The two Greek/Danish royals shared a common ancestry through King George I who was assassinated. Peter and Kenyatta became very close friends when they met as postgraduate anthropology students at the London School of Economics.
According to George Delf, the author of the 1961 book ‘Jomo Kenyatta, Towards truth about The Light of Kenya’, the two met in 1936.
They were both totally emersed into the research about cultures and human social relations. Kenyatta’s fee was paid by the European-led International African Institute, a factor which he resented but he had no choice.
So, when Prince Philip’s older cousin noticed the financial difficulties of Kenyatta at the time, he bailed him out and even invited him to stay at their royal palace in Denmark. Kenyatta stayed with Peter’s mother, Marie Bonaparte who was a follower of Sigmund Freud. In May 1936, he travelled to Denmark where Peter hosted him before the aristocratic family arranged for Kenyatta to live at the International School so it is said, he could visit the local cooperative farms there with the relatives of Prince Philip for many months before returning to England.
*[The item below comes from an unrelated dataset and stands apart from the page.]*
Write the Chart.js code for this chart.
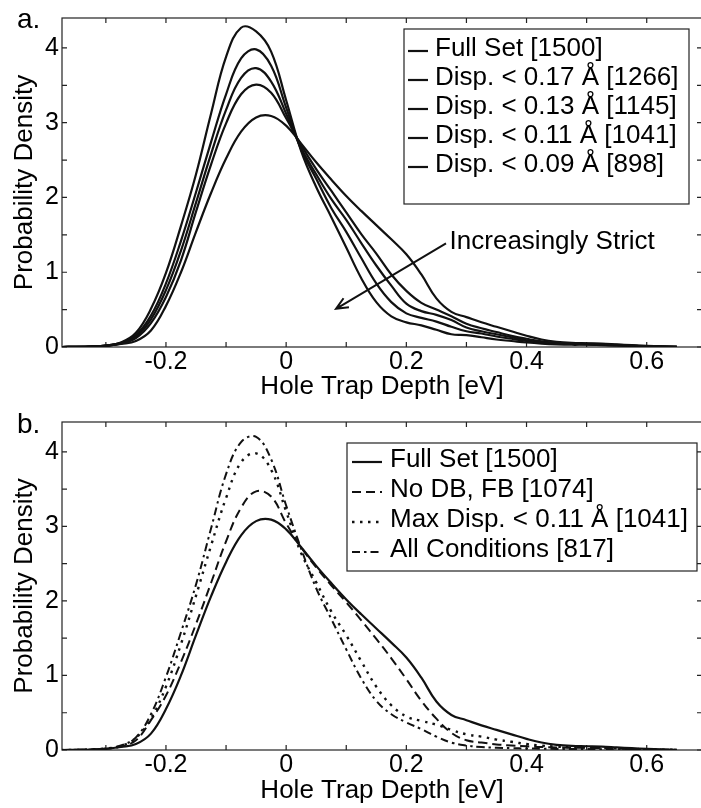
<!DOCTYPE html>
<html>
<head>
<meta charset="utf-8">
<title>Hole trap depth distributions</title>
<script src="https://cdn.jsdelivr.net/npm/chart.js@4.4.0/dist/chart.umd.min.js"></script>
<style>
  html, body { margin: 0; padding: 0; background: #fff; overflow: hidden; }
  #wrap { position: relative; width: 701px; height: 808px; overflow: hidden; }
  canvas { position: absolute; left: 0; }
  #chartA { top: 0; }
  #chartB { top: 404px; }
</style>
</head>
<body>
<div id="wrap">
  <canvas id="chartA" width="704" height="404"></canvas>
  <canvas id="chartB" width="704" height="404"></canvas>
</div>
<script>
// Hole trap depth sample points [eV]
const depth = [-0.375, -0.35, -0.325, -0.3, -0.275, -0.25, -0.225, -0.2, -0.175, -0.15, -0.125, -0.1, -0.075, -0.05, -0.025,
  0,
  0.025, 0.05, 0.075, 0.1, 0.125, 0.15, 0.175, 0.2, 0.225, 0.25, 0.275, 0.3, 0.325, 0.35, 0.375, 0.4, 0.425, 0.45, 0.475, 0.5,
  0.525, 0.55, 0.575, 0.6, 0.625, 0.65];

// Probability densities (KDE) for each subset
const fullSet = [0, 0.002, 0.006, 0.015, 0.04, 0.08, 0.22, 0.55, 1.00, 1.54, 2.06, 2.52, 2.88, 3.07, 3.09,
  2.96,
  2.72, 2.47, 2.24, 2.02, 1.82, 1.63, 1.44, 1.24, 0.97, 0.65, 0.47, 0.40, 0.33, 0.27, 0.21, 0.15, 0.10, 0.07, 0.055, 0.05,
  0.045, 0.035, 0.025, 0.015, 0.008, 0.003];
const dispLt017 = [0, 0.002, 0.006, 0.017, 0.045, 0.12, 0.32, 0.67, 1.16, 1.81, 2.44, 2.99, 3.38, 3.51, 3.40,
  3.06,
  2.70, 2.38, 2.09, 1.80, 1.51, 1.25, 0.97, 0.75, 0.59, 0.50, 0.41, 0.31, 0.25, 0.20, 0.15, 0.11, 0.075, 0.055, 0.05, 0.045,
  0.04, 0.03, 0.02, 0.012, 0.006, 0.002];
const dispLt013 = [0, 0.002, 0.006, 0.018, 0.05, 0.14, 0.37, 0.76, 1.29, 1.93, 2.58, 3.17, 3.60, 3.73, 3.55,
  3.12,
  2.66, 2.31, 1.98, 1.70, 1.39, 1.09, 0.82, 0.58, 0.48, 0.43, 0.36, 0.26, 0.21, 0.17, 0.13, 0.09, 0.065, 0.05, 0.045, 0.04,
  0.035, 0.025, 0.017, 0.01, 0.005, 0.002];
const dispLt011 = [0, 0.002, 0.007, 0.02, 0.055, 0.16, 0.42, 0.85, 1.42, 2.07, 2.74, 3.38, 3.86, 3.98, 3.76,
  3.20,
  2.64, 2.25, 1.86, 1.54, 1.19, 0.85, 0.60, 0.45, 0.39, 0.34, 0.27, 0.21, 0.18, 0.14, 0.11, 0.08, 0.06, 0.045, 0.04, 0.035,
  0.03, 0.022, 0.015, 0.01, 0.005, 0.002];
const dispLt009 = [0, 0.002, 0.008, 0.02, 0.06, 0.19, 0.51, 0.99, 1.62, 2.31, 3.12, 3.88, 4.27, 4.22, 3.95,
  3.30,
  2.62, 2.14, 1.74, 1.33, 0.92, 0.60, 0.41, 0.33, 0.29, 0.23, 0.17, 0.16, 0.13, 0.10, 0.08, 0.06, 0.045, 0.035, 0.03, 0.03,
  0.025, 0.02, 0.015, 0.01, 0.005, 0.002];
const noDbFb = [0, 0.002, 0.006, 0.016, 0.045, 0.13, 0.40, 0.73, 1.18, 1.69, 2.24, 2.80, 3.25, 3.47, 3.40,
  3.04,
  2.72, 2.45, 2.21, 1.98, 1.74, 1.49, 1.23, 0.95, 0.66, 0.42, 0.23, 0.13, 0.10, 0.075, 0.06, 0.05, 0.04, 0.035, 0.03, 0.03,
  0.025, 0.02, 0.015, 0.01, 0.005, 0.002];
const allConditions = [0, 0.002, 0.008, 0.02, 0.06, 0.17, 0.48, 0.98, 1.58, 2.22, 2.97, 3.70, 4.13, 4.20, 3.90,
  3.28,
  2.70, 2.17, 1.76, 1.35, 0.96, 0.66, 0.48, 0.37, 0.28, 0.18, 0.10, 0.06, 0.04, 0.03, 0.025, 0.02, 0.018, 0.015, 0.013, 0.012,
  0.01, 0.008, 0.005, 0.003, 0.001, 0];

const labelsA = ['Full Set [1500]', 'Disp. < 0.17 Å [1266]', 'Disp. < 0.13 Å [1145]',
  'Disp. < 0.11 Å [1041]', 'Disp. < 0.09 Å [898]'];
const labelsB = ['Full Set [1500]', 'No DB, FB [1074]', 'Max Disp. < 0.11 Å [1041]', 'All Conditions [817]'];

// Axis ticks
const xTickLabels = [-0.2, 0, 0.2, 0.4, 0.6];
const xTickMarks = [-0.3, -0.2, -0.1, 0, 0.1, 0.2, 0.3, 0.4, 0.5, 0.6];
const yTickLabels = [0, 1, 2, 3, 4];
const yTickMarks = [0, 0.5, 1, 1.5, 2, 2.5, 3, 3.5, 4];
const xMin = -0.373, xMax = 0.692, yMin = 0, yMax = 4.4;

Chart.defaults.font.family = '"Liberation Sans", Arial, Helvetica, sans-serif';
Chart.defaults.color = '#000';

function series(ys) {
  return depth.map((x, i) => ({ x: x, y: ys[i] }));
}

function line(label, ys, dash, width) {
  return {
    label: label,
    data: series(ys),
    borderColor: '#111',
    borderWidth: width || 2.2,
    borderDash: dash || [],
    pointRadius: 0,
    tension: 0.4,
    fill: false
  };
}

// Box with inward tick marks on all four sides (MATLAB style)
const framePlugin = {
  id: 'frame',
  beforeDatasetsDraw(chart, args, opts) {
    const { ctx, chartArea: a, scales } = chart;
    const len = opts.len;
    ctx.save();
    ctx.strokeStyle = '#222';
    ctx.lineWidth = 1.2;
    ctx.strokeRect(a.left, a.top, a.right - a.left, a.bottom - a.top);
    ctx.beginPath();
    xTickMarks.forEach(v => {
      const px = scales.x.getPixelForValue(v);
      ctx.moveTo(px, a.bottom); ctx.lineTo(px, a.bottom - len);
      ctx.moveTo(px, a.top); ctx.lineTo(px, a.top + len);
    });
    yTickMarks.forEach(v => {
      const py = scales.y.getPixelForValue(v);
      ctx.moveTo(a.left, py); ctx.lineTo(a.left + len, py);
      ctx.moveTo(a.right, py); ctx.lineTo(a.right - len, py);
    });
    ctx.stroke();
    ctx.restore();
  }
};

// Boxed legend drawn inside the plot area
const boxLegend = {
  id: 'boxLegend',
  afterDraw(chart, args, o) {
    const ctx = chart.ctx;
    ctx.save();
    ctx.fillStyle = '#fff';
    ctx.fillRect(o.left, o.top, o.width, o.height);
    ctx.strokeStyle = '#222';
    ctx.lineWidth = 1.2;
    ctx.strokeRect(o.left, o.top, o.width, o.height);
    ctx.font = '26px "Liberation Sans", Arial, sans-serif';
    ctx.textBaseline = 'middle';
    chart.data.datasets.forEach((ds, i) => {
      const cy = o.firstRow + i * o.rowGap;
      ctx.beginPath();
      ctx.setLineDash(ds.borderDash);
      ctx.lineWidth = ds.borderWidth;
      ctx.strokeStyle = ds.borderColor;
      ctx.moveTo(o.sampleX, cy + 2);
      ctx.lineTo(o.sampleX + o.sampleLen, cy + 2);
      ctx.stroke();
      ctx.setLineDash([]);
      ctx.fillStyle = '#000';
      ctx.fillText(ds.label, o.textX, cy);
    });
    ctx.restore();
  }
};

// Panel letter in the top-left corner
const panelLetter = {
  id: 'panelLetter',
  afterDraw(chart, args, o) {
    const ctx = chart.ctx;
    ctx.save();
    ctx.font = '28px "Liberation Sans", Arial, sans-serif';
    ctx.fillStyle = '#000';
    ctx.textBaseline = 'alphabetic';
    ctx.fillText(o.text, o.x, o.y);
    ctx.restore();
  }
};

// Arrow with caption, positioned in data coordinates
const arrowNote = {
  id: 'arrowNote',
  afterDatasetsDraw(chart, args, o) {
    if (!o.text) return;
    const { ctx, scales: { x, y } } = chart;
    const x0 = x.getPixelForValue(o.from[0]), y0 = y.getPixelForValue(o.from[1]);
    const x1 = x.getPixelForValue(o.to[0]), y1 = y.getPixelForValue(o.to[1]);
    const ang = Math.atan2(y1 - y0, x1 - x0);
    const head = 13, spread = 0.42;
    ctx.save();
    ctx.strokeStyle = '#111';
    ctx.lineWidth = 2;
    ctx.beginPath();
    ctx.moveTo(x0, y0);
    ctx.lineTo(x1, y1);
    ctx.moveTo(x1 - head * Math.cos(ang - spread), y1 - head * Math.sin(ang - spread));
    ctx.lineTo(x1, y1);
    ctx.lineTo(x1 - head * Math.cos(ang + spread), y1 - head * Math.sin(ang + spread));
    ctx.stroke();
    ctx.font = '26px "Liberation Sans", Arial, sans-serif';
    ctx.fillStyle = '#000';
    ctx.textBaseline = 'middle';
    ctx.fillText(o.text, x.getPixelForValue(o.at[0]), y.getPixelForValue(o.at[1]));
    ctx.restore();
  }
};

function makeOptions(pad, axisHeight, legend, letter, note) {
  return {
    responsive: false,
    animation: false,
    layout: { padding: { top: pad, right: 2, left: 0, bottom: 0 } },
    plugins: {
      legend: { display: false },
      tooltip: { enabled: false },
      frame: { len: 5 },
      boxLegend: legend,
      panelLetter: letter,
      arrowNote: note || {}
    },
    scales: {
      x: {
        type: 'linear',
        min: xMin,
        max: xMax,
        afterBuildTicks: s => { s.ticks = xTickLabels.map(v => ({ value: v })); },
        afterFit: s => { s.height = axisHeight; },
        grid: { display: false, drawTicks: false },
        border: { display: false },
        ticks: {
          font: { size: 25 },
          color: '#000',
          padding: 0,
          maxRotation: 0,
          autoSkip: false,
          callback: v => (v === 0 ? '0' : String(v))
        },
        title: {
          display: true,
          text: 'Hole Trap Depth [eV]',
          font: { size: 26 },
          color: '#000',
          padding: { top: 0, bottom: 2 }
        }
      },
      y: {
        type: 'linear',
        min: yMin,
        max: yMax,
        afterBuildTicks: s => { s.ticks = yTickLabels.map(v => ({ value: v })); },
        afterFit: s => { s.width = 62; },
        grid: { display: false, drawTicks: false },
        border: { display: false },
        ticks: { font: { size: 25 }, color: '#000', padding: 3, callback: v => String(v) },
        title: {
          display: true,
          text: 'Probability Density',
          font: { size: 26 },
          color: '#000',
          padding: { top: 9, bottom: 0 }
        }
      }
    }
  };
}

// Panel a: displacement cut-offs
new Chart(document.getElementById('chartA'), {
  type: 'line',
  data: {
    datasets: [
      line(labelsA[0], fullSet),
      line(labelsA[1], dispLt017),
      line(labelsA[2], dispLt013),
      line(labelsA[3], dispLt011),
      line(labelsA[4], dispLt009)
    ]
  },
  options: makeOptions(11, 57,
    { left: 404, top: 29, width: 285, height: 175, firstRow: 49, rowGap: 29, sampleX: 408, sampleLen: 20, textX: 435 },
    { text: 'a.', x: 17, y: 28 },
    { text: 'Increasingly Strict', from: [0.266, 1.386], to: [0.083, 0.51], at: [0.272, 1.41] }),
  plugins: [framePlugin, boxLegend, panelLetter, arrowNote]
});

// Panel b: combined selection criteria
new Chart(document.getElementById('chartB'), {
  type: 'line',
  data: {
    datasets: [
      line(labelsB[0], fullSet),
      line(labelsB[1], noDbFb, [9, 5], 2),
      line(labelsB[2], dispLt011, [2.5, 5.5], 2.4),
      line(labelsB[3], allConditions, [8, 4, 2.5, 4], 2)
    ]
  },
  options: makeOptions(13, 58,
    { left: 347, top: 39, width: 350, height: 128, firstRow: 56, rowGap: 30, sampleX: 352, sampleLen: 30, textX: 390 },
    { text: 'b.', x: 17, y: 29 }),
  plugins: [framePlugin, boxLegend, panelLetter, arrowNote]
});
</script>
</body>
</html>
The colonial security intelligence services in London would have followed his every move.
When Kenyatta went back to Kenya after sixteen years living in England and travelling in different parts of Europe, he remained a person of interest because of his political work especially during the early Emergency period when the colonial government restricted movement by Africans. Kenyatta and other nationalists were arrested on October 21, 1952 on charges of having direct control and guiding the guerrilla forces Mau Mau.
Prince Philip represented the Queen when Kenya was granted independence. As the Union Jack was lowered, there was an awkward moment when it got tangled. Prince Philip turned to Jomo Kenyatta and said “Are you entirely sure about this? It’s not too late to change your mind.”— Jon Armstrong (@JonArmstrongLaw) April 9, 2021
It is important to note that Prince Philip and the Queen visited Kenya the same year, February 1952 when the death of her father interrupted their holiday. Philip had direct power as a very important figure in the royal family to influence what was happening to Jomo Kenyatta, good or bad. When Kenyatta was finally jailed, Prince Peter tried using third parties and finally speaking to Philip himself to impress on the British government and the colonial office to have Kenyatta and the other prisoners freed.
His request fell on deaf ears and that is how Philip can be remembered in terms of the route to the long independence struggle in Kenya.
He was indifferent about voicing for his cousin’s friend Kenyatta. It is strange rather, that for a man who suffered much of the challenges of migration as a royal refugee fleeing Greece, the colonial oppression in Kenya by his immediate family was not a thing to worry him.